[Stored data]
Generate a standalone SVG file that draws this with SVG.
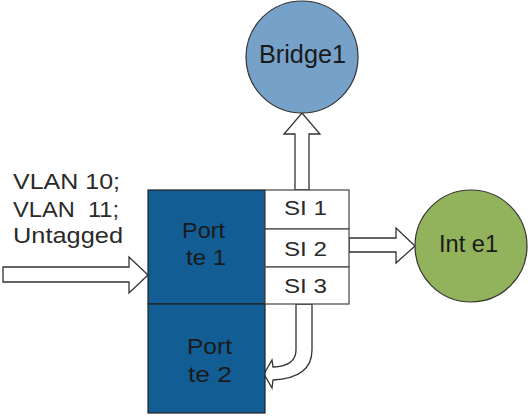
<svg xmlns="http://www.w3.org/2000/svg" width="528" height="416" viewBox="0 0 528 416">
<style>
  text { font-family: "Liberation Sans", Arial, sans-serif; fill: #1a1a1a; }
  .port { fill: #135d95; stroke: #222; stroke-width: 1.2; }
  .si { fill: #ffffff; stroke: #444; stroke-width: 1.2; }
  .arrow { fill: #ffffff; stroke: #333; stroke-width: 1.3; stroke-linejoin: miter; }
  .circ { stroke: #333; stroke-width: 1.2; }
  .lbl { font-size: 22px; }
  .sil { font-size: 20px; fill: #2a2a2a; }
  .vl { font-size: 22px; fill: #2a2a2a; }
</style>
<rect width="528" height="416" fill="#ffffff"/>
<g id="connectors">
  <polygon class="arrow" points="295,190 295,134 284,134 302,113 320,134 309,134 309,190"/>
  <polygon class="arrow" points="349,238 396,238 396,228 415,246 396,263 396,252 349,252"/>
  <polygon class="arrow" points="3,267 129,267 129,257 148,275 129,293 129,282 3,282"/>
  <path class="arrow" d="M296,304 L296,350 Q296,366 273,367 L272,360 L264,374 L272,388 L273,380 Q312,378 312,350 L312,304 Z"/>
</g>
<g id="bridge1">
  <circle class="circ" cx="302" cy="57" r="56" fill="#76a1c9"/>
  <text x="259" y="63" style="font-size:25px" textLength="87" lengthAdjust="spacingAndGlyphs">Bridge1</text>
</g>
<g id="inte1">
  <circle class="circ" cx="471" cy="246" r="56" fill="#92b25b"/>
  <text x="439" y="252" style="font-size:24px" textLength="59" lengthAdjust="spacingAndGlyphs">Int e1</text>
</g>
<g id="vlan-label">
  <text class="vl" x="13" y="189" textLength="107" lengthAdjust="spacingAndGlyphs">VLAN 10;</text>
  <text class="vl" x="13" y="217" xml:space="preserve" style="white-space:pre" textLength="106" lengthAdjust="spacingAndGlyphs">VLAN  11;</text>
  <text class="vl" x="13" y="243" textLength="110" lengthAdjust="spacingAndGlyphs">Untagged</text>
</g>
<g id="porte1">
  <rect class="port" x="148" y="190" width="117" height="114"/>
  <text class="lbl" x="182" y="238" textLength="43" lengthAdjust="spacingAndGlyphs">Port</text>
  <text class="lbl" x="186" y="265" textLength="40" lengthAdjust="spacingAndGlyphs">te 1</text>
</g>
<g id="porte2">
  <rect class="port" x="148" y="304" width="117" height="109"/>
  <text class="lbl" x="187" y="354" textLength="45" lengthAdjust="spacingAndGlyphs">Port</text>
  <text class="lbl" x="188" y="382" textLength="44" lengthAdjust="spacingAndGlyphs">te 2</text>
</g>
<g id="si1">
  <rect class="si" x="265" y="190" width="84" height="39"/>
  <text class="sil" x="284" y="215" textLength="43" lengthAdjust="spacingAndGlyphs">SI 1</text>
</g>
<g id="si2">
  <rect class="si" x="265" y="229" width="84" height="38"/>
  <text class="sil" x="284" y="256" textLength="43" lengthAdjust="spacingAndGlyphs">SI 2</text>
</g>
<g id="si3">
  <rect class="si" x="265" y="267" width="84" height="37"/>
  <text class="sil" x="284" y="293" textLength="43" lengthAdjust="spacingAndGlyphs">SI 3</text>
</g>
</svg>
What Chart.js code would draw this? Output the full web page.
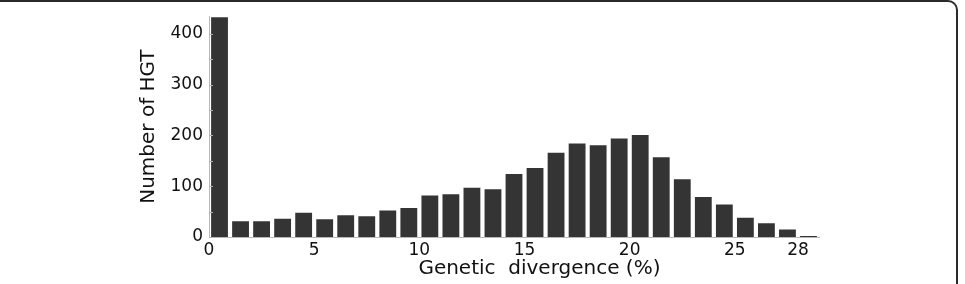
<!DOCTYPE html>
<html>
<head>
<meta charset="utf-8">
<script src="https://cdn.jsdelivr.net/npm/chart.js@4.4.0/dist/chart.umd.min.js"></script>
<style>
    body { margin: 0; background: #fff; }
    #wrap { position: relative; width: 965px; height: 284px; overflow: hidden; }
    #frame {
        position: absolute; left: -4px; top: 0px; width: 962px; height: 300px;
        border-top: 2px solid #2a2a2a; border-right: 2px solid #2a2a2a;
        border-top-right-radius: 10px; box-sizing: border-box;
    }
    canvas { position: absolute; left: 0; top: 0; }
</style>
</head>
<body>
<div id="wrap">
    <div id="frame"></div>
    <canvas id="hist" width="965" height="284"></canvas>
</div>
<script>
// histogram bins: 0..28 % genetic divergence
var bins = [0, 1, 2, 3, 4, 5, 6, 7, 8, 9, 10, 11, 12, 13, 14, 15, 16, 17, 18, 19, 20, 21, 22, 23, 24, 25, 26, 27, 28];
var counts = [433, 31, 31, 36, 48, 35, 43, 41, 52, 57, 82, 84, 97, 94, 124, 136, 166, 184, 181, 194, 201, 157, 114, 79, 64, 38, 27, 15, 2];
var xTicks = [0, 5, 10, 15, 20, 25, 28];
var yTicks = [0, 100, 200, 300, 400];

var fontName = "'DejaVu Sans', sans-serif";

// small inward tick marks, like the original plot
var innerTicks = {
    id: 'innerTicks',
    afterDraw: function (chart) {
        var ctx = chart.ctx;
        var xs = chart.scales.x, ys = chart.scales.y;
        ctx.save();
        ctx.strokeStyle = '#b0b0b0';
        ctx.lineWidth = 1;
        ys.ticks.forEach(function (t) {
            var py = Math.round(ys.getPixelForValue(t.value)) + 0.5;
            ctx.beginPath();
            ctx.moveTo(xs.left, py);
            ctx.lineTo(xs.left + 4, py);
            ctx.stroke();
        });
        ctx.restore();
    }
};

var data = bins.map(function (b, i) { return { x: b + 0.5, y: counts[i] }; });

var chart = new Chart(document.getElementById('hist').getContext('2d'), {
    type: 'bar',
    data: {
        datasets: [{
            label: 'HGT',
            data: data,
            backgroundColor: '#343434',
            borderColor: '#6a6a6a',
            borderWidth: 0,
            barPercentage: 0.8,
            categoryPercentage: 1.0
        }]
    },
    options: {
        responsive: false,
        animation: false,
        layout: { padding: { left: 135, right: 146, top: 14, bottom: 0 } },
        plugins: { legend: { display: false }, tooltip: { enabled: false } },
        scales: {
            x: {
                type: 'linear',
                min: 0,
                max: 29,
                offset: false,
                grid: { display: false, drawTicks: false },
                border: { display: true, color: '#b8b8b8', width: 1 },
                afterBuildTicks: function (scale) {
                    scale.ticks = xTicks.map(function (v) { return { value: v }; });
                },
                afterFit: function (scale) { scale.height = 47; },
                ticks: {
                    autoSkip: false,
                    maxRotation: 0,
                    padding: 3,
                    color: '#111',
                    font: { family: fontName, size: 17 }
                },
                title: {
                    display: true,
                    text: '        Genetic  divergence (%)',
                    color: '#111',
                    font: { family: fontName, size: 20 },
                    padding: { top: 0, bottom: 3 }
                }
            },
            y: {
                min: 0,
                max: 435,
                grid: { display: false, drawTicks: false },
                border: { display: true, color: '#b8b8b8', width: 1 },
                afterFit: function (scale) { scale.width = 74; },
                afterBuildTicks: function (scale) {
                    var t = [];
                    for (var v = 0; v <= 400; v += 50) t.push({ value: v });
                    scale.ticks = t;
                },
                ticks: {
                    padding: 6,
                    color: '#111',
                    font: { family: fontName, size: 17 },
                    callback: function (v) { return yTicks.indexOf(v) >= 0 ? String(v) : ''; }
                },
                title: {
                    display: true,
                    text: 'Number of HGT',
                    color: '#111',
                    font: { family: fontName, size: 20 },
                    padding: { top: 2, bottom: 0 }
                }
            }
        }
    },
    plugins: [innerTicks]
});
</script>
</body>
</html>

• WORK INSTRUCTIONS
Leaving all pictures aside, quote each record exactly.

• FINISHED ANSWER
Generate a standalone SVG file that draws this with SVG.
<svg xmlns="http://www.w3.org/2000/svg" width="528" height="416" viewBox="0 0 528 416">
<style>
  text { font-family: "Liberation Sans", Arial, sans-serif; fill: #1a1a1a; }
  .port { fill: #135d95; stroke: #222; stroke-width: 1.2; }
  .si { fill: #ffffff; stroke: #444; stroke-width: 1.2; }
  .arrow { fill: #ffffff; stroke: #333; stroke-width: 1.3; stroke-linejoin: miter; }
  .circ { stroke: #333; stroke-width: 1.2; }
  .lbl { font-size: 22px; }
  .sil { font-size: 20px; fill: #2a2a2a; }
  .vl { font-size: 22px; fill: #2a2a2a; }
</style>
<rect width="528" height="416" fill="#ffffff"/>
<g id="connectors">
  <polygon class="arrow" points="295,190 295,134 284,134 302,113 320,134 309,134 309,190"/>
  <polygon class="arrow" points="349,238 396,238 396,228 415,246 396,263 396,252 349,252"/>
  <polygon class="arrow" points="3,267 129,267 129,257 148,275 129,293 129,282 3,282"/>
  <path class="arrow" d="M296,304 L296,350 Q296,366 273,367 L272,360 L264,374 L272,388 L273,380 Q312,378 312,350 L312,304 Z"/>
</g>
<g id="bridge1">
  <circle class="circ" cx="302" cy="57" r="56" fill="#76a1c9"/>
  <text x="259" y="63" style="font-size:25px" textLength="87" lengthAdjust="spacingAndGlyphs">Bridge1</text>
</g>
<g id="inte1">
  <circle class="circ" cx="471" cy="246" r="56" fill="#92b25b"/>
  <text x="439" y="252" style="font-size:24px" textLength="59" lengthAdjust="spacingAndGlyphs">Int e1</text>
</g>
<g id="vlan-label">
  <text class="vl" x="13" y="189" textLength="107" lengthAdjust="spacingAndGlyphs">VLAN 10;</text>
  <text class="vl" x="13" y="217" xml:space="preserve" style="white-space:pre" textLength="106" lengthAdjust="spacingAndGlyphs">VLAN  11;</text>
  <text class="vl" x="13" y="243" textLength="110" lengthAdjust="spacingAndGlyphs">Untagged</text>
</g>
<g id="porte1">
  <rect class="port" x="148" y="190" width="117" height="114"/>
  <text class="lbl" x="182" y="238" textLength="43" lengthAdjust="spacingAndGlyphs">Port</text>
  <text class="lbl" x="186" y="265" textLength="40" lengthAdjust="spacingAndGlyphs">te 1</text>
</g>
<g id="porte2">
  <rect class="port" x="148" y="304" width="117" height="109"/>
  <text class="lbl" x="187" y="354" textLength="45" lengthAdjust="spacingAndGlyphs">Port</text>
  <text class="lbl" x="188" y="382" textLength="44" lengthAdjust="spacingAndGlyphs">te 2</text>
</g>
<g id="si1">
  <rect class="si" x="265" y="190" width="84" height="39"/>
  <text class="sil" x="284" y="215" textLength="43" lengthAdjust="spacingAndGlyphs">SI 1</text>
</g>
<g id="si2">
  <rect class="si" x="265" y="229" width="84" height="38"/>
  <text class="sil" x="284" y="256" textLength="43" lengthAdjust="spacingAndGlyphs">SI 2</text>
</g>
<g id="si3">
  <rect class="si" x="265" y="267" width="84" height="37"/>
  <text class="sil" x="284" y="293" textLength="43" lengthAdjust="spacingAndGlyphs">SI 3</text>
</g>
</svg>
What Chart.js code would draw this? Output the full web page.
<!DOCTYPE html>
<html>
<head>
<meta charset="utf-8">
<script src="https://cdn.jsdelivr.net/npm/chart.js@4.4.0/dist/chart.umd.min.js"></script>
<style>
    body { margin: 0; background: #fff; }
    #wrap { position: relative; width: 965px; height: 284px; overflow: hidden; }
    #frame {
        position: absolute; left: -4px; top: 0px; width: 962px; height: 300px;
        border-top: 2px solid #2a2a2a; border-right: 2px solid #2a2a2a;
        border-top-right-radius: 10px; box-sizing: border-box;
    }
    canvas { position: absolute; left: 0; top: 0; }
</style>
</head>
<body>
<div id="wrap">
    <div id="frame"></div>
    <canvas id="hist" width="965" height="284"></canvas>
</div>
<script>
// histogram bins: 0..28 % genetic divergence
var bins = [0, 1, 2, 3, 4, 5, 6, 7, 8, 9, 10, 11, 12, 13, 14, 15, 16, 17, 18, 19, 20, 21, 22, 23, 24, 25, 26, 27, 28];
var counts = [433, 31, 31, 36, 48, 35, 43, 41, 52, 57, 82, 84, 97, 94, 124, 136, 166, 184, 181, 194, 201, 157, 114, 79, 64, 38, 27, 15, 2];
var xTicks = [0, 5, 10, 15, 20, 25, 28];
var yTicks = [0, 100, 200, 300, 400];

var fontName = "'DejaVu Sans', sans-serif";

// small inward tick marks, like the original plot
var innerTicks = {
    id: 'innerTicks',
    afterDraw: function (chart) {
        var ctx = chart.ctx;
        var xs = chart.scales.x, ys = chart.scales.y;
        ctx.save();
        ctx.strokeStyle = '#b0b0b0';
        ctx.lineWidth = 1;
        ys.ticks.forEach(function (t) {
            var py = Math.round(ys.getPixelForValue(t.value)) + 0.5;
            ctx.beginPath();
            ctx.moveTo(xs.left, py);
            ctx.lineTo(xs.left + 4, py);
            ctx.stroke();
        });
        ctx.restore();
    }
};

var data = bins.map(function (b, i) { return { x: b + 0.5, y: counts[i] }; });

var chart = new Chart(document.getElementById('hist').getContext('2d'), {
    type: 'bar',
    data: {
        datasets: [{
            label: 'HGT',
            data: data,
            backgroundColor: '#343434',
            borderColor: '#6a6a6a',
            borderWidth: 0,
            barPercentage: 0.8,
            categoryPercentage: 1.0
        }]
    },
    options: {
        responsive: false,
        animation: false,
        layout: { padding: { left: 135, right: 146, top: 14, bottom: 0 } },
        plugins: { legend: { display: false }, tooltip: { enabled: false } },
        scales: {
            x: {
                type: 'linear',
                min: 0,
                max: 29,
                offset: false,
                grid: { display: false, drawTicks: false },
                border: { display: true, color: '#b8b8b8', width: 1 },
                afterBuildTicks: function (scale) {
                    scale.ticks = xTicks.map(function (v) { return { value: v }; });
                },
                afterFit: function (scale) { scale.height = 47; },
                ticks: {
                    autoSkip: false,
                    maxRotation: 0,
                    padding: 3,
                    color: '#111',
                    font: { family: fontName, size: 17 }
                },
                title: {
                    display: true,
                    text: '        Genetic  divergence (%)',
                    color: '#111',
                    font: { family: fontName, size: 20 },
                    padding: { top: 0, bottom: 3 }
                }
            },
            y: {
                min: 0,
                max: 435,
                grid: { display: false, drawTicks: false },
                border: { display: true, color: '#b8b8b8', width: 1 },
                afterFit: function (scale) { scale.width = 74; },
                afterBuildTicks: function (scale) {
                    var t = [];
                    for (var v = 0; v <= 400; v += 50) t.push({ value: v });
                    scale.ticks = t;
                },
                ticks: {
                    padding: 6,
                    color: '#111',
                    font: { family: fontName, size: 17 },
                    callback: function (v) { return yTicks.indexOf(v) >= 0 ? String(v) : ''; }
                },
                title: {
                    display: true,
                    text: 'Number of HGT',
                    color: '#111',
                    font: { family: fontName, size: 20 },
                    padding: { top: 2, bottom: 0 }
                }
            }
        }
    },
    plugins: [innerTicks]
});
</script>
</body>
</html>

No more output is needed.